Where is the federal student aid for a family like this?

Why isn't investing in our young people up there with investing in all the broadband, clean energy and research? In fact, how can you be investing in research for the future without investing in educating future researchers?

Still, this address today will probably score well with most audiences. Families are struggling, and belt-tightening by government will be welcomed. And at least the president is continuing to push the investment angle, which is certainly not a message that's going to be trumpeted at CPAC or on Fox News this week.

Bob Herbert today:

When the game is rigged in your favor, you win. So despite the worst economic downturn since the Depression, the big corporations are sitting on mountains of cash, the stock markets are up and all is well among the plutocrats. The endlessly egregious Koch brothers, David and Charles, are worth an estimated $35 billion. Yet they seem to feel as though society has treated them unfairly.

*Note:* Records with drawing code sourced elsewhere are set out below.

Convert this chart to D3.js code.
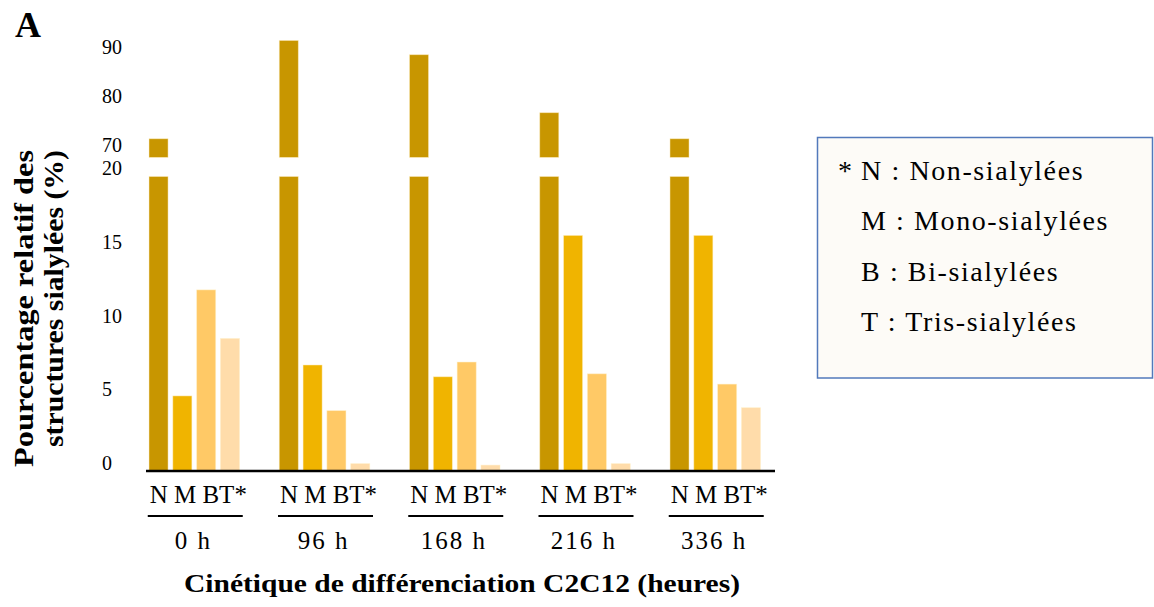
<!DOCTYPE html>
<html>
<head>
<meta charset="utf-8">
<script src="https://cdn.jsdelivr.net/npm/d3@7"></script>
<style>
  body { margin: 0; background: #fff; }
  svg { display: block; }
</style>
</head>
<body>
<div id="canvas"></div>
<script>
const groups = ["0 h", "96 h", "168 h", "216 h", "336 h"];
const series = ["N", "M", "B", "T"];
const valuesN = [72.9, 92.9, 90.0, 78.2, 72.9];
const valuesM = [5.1, 7.2, 6.4, 16.0, 16.0];
const valuesB = [12.3, 4.1, 7.4, 6.6, 5.9];
const valuesT = [9.0, 0.5, 0.4, 0.5, 4.3];
const lowTicks = [0, 5, 10, 15, 20];
const highTicks = [70, 80, 90];
const legendLabels = ["N : Non-sialylées", "M : Mono-sialylées", "B : Bi-sialylées", "T : Tris-sialylées"];
const colors = { N: "#c89600", M: "#f0b400", B: "#ffc966", T: "#ffdcaa" };

const w = 1154, h = 607;
const baseY = 471;       // x axis line
const lowTop = 176.5;    // top of lower panel (value 20)
const hiMin = 69.1;      // bottom value of the upper panel

// pick a Times-like font that is really installed
function hasFont(name) {
  const ctx = document.createElement("canvas").getContext("2d");
  const s = "abcdefghijklmnopqrstuvwxyz ABCDEFGHIJKLM 0123456789";
  let same = true;
  ["monospace", "sans-serif"].forEach(fb => {
    ctx.font = "40px " + fb;
    const a = ctx.measureText(s).width;
    ctx.font = "40px '" + name + "', " + fb;
    const b = ctx.measureText(s).width;
    if (a !== b) same = false;
  });
  return !same;
}
const serif = ["Liberation Serif", "Tinos", "Times New Roman", "Nimbus Roman", "FreeSerif", "DejaVu Serif"]
  .find(hasFont) || "serif";
const ff = "'" + serif + "', serif";

const valuesBySeries = { N: valuesN, M: valuesM, B: valuesB, T: valuesT };
const data = [];
groups.forEach((g, i) => {
  series.forEach(s => data.push({ group: g, key: s, value: valuesBySeries[s][i] }));
});

const svg = d3.select("#canvas").append("svg")
  .attr("width", w).attr("height", h)
  .style("font-family", ff);

const x0 = d3.scaleBand().domain(groups).range([149, 760.5]).paddingInner(0.305);
const x1 = d3.scaleBand().domain(series).range([0, x0.bandwidth()]).paddingInner(0.2);
const yLo = d3.scaleLinear().domain([0, 20]).range([baseY, lowTop]);
const yHi = d3.scaleLinear().domain([70, 90]).range([153, 54.7]);

// panel label
svg.append("text").attr("x", 15).attr("y", 37)
  .style("font-weight", "bold").style("font-size", "36px").text("A");

// y axes (labels only, left aligned)
function drawTicks(scale, ticks) {
  const ax = svg.append("g")
    .attr("transform", "translate(102,-8)")
    .call(d3.axisLeft(scale).tickValues(ticks).tickSize(0).tickPadding(0));
  ax.attr("font-family", null).attr("font-size", null);
  ax.select(".domain").remove();
  ax.selectAll("text")
    .attr("text-anchor", "start")
    .attr("x", 0)
    .style("font-family", ff)
    .style("font-size", "20px")
    .style("fill", "#000");
}
drawTicks(yLo, lowTicks);
drawTicks(yHi, highTicks);

// bars, lower panel
const bars = svg.append("g");
bars.selectAll(".low")
  .data(data)
  .enter().append("rect")
  .attr("class", "low")
  .attr("x", d => x0(d.group) + x1(d.key))
  .attr("width", x1.bandwidth())
  .attr("y", d => yLo(Math.min(d.value, 20)))
  .attr("height", d => baseY - yLo(Math.min(d.value, 20)))
  .style("fill", d => colors[d.key])
  .style("stroke", "rgba(255,240,200,0.6)").style("stroke-width", 0.8);

// bars, upper panel (only values above the break)
bars.selectAll(".high")
  .data(data.filter(d => d.value > 20))
  .enter().append("rect")
  .attr("class", "high")
  .attr("x", d => x0(d.group) + x1(d.key))
  .attr("width", x1.bandwidth())
  .attr("y", d => yHi(d.value))
  .attr("height", d => yHi(hiMin) - yHi(d.value))
  .style("fill", d => colors[d.key])
  .style("stroke", "rgba(255,240,200,0.6)").style("stroke-width", 0.8);

// x axis line
svg.append("line")
  .attr("x1", 146).attr("x2", 775)
  .attr("y1", baseY).attr("y2", baseY)
  .style("stroke", "#000").style("stroke-width", 2.5);

// category labels under each group
const cats = svg.append("g").selectAll("g")
  .data(groups)
  .enter().append("g")
  .attr("transform", d => "translate(" + (x0(d) + x0.bandwidth() / 2) + ",0)");

cats.append("text")
  .attr("x", 4).attr("y", 503)
  .attr("text-anchor", "middle")
  .style("font-size", "25px")
  .text("N M BT*");

cats.append("line")
  .attr("x1", -46.5).attr("x2", 48.5)
  .attr("y1", 516).attr("y2", 516)
  .style("stroke", "#000").style("stroke-width", 2);

cats.append("text")
  .attr("x", -1).attr("y", 549)
  .attr("text-anchor", "middle")
  .style("font-size", "25px")
  .style("letter-spacing", "2px")
  .text(d => d);

// axis titles
svg.append("text")
  .attr("transform", "translate(33,308.5) rotate(-90)")
  .attr("text-anchor", "middle")
  .attr("textLength", 317).attr("lengthAdjust", "spacingAndGlyphs")
  .style("font-weight", "bold").style("font-size", "27px")
  .text("Pourcentage relatif des");

svg.append("text")
  .attr("transform", "translate(63,298.5) rotate(-90)")
  .attr("text-anchor", "middle")
  .attr("textLength", 297).attr("lengthAdjust", "spacingAndGlyphs")
  .style("font-weight", "bold").style("font-size", "27px")
  .text("structures sialylées (%)");

svg.append("text")
  .attr("x", 462).attr("y", 592)
  .attr("text-anchor", "middle")
  .attr("textLength", 556).attr("lengthAdjust", "spacingAndGlyphs")
  .style("font-weight", "bold").style("font-size", "26px")
  .text("Cinétique de différenciation  C2C12 (heures)");

// legend box
const legend = svg.append("g").attr("transform", "translate(817.5,137.5)");
legend.append("rect")
  .attr("width", 335).attr("height", 240.5)
  .style("fill", "#fdfbf7")
  .style("stroke", "#5279bb").style("stroke-width", 1.5);

legend.append("text")
  .attr("x", 20.5).attr("y", 42)
  .style("font-size", "28px")
  .text("*");

legend.selectAll(".item")
  .data(legendLabels)
  .enter().append("text")
  .attr("class", "item")
  .attr("x", 43.5)
  .attr("y", (d, i) => 42 + i * 50.5)
  .style("font-size", "28px")
  .style("letter-spacing", "1.6px")
  .text(d => d);
</script>
</body>
</html>
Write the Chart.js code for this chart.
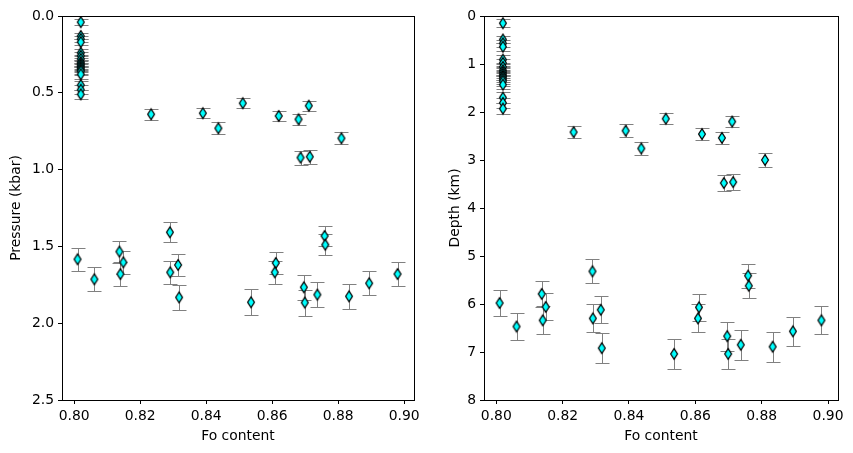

As Jane Mayer pointed out in her celebrated New Yorker article, “The Kochs are longtime libertarians who believe in drastically lower personal and corporate taxes, minimal social services for the needy, and much less oversight of industry — especially environmental regulation.” (A good hard look at their air-pollution record would make you sick.)

It’s a perversion of democracy, indeed, when individuals like the Kochs have so much clout while the many millions of ordinary Americans have so little. What the Kochs want is coming to pass. Extend the tax cuts for the rich? No problem. Cut services to the poor, the sick, the young and the disabled? Check. Can we get you anything else, gentlemen?

The Egyptians want to establish a viable democracy, and that’s a long, hard road. Americans are in the mind-bogglingly self-destructive process of letting a real democracy slip away.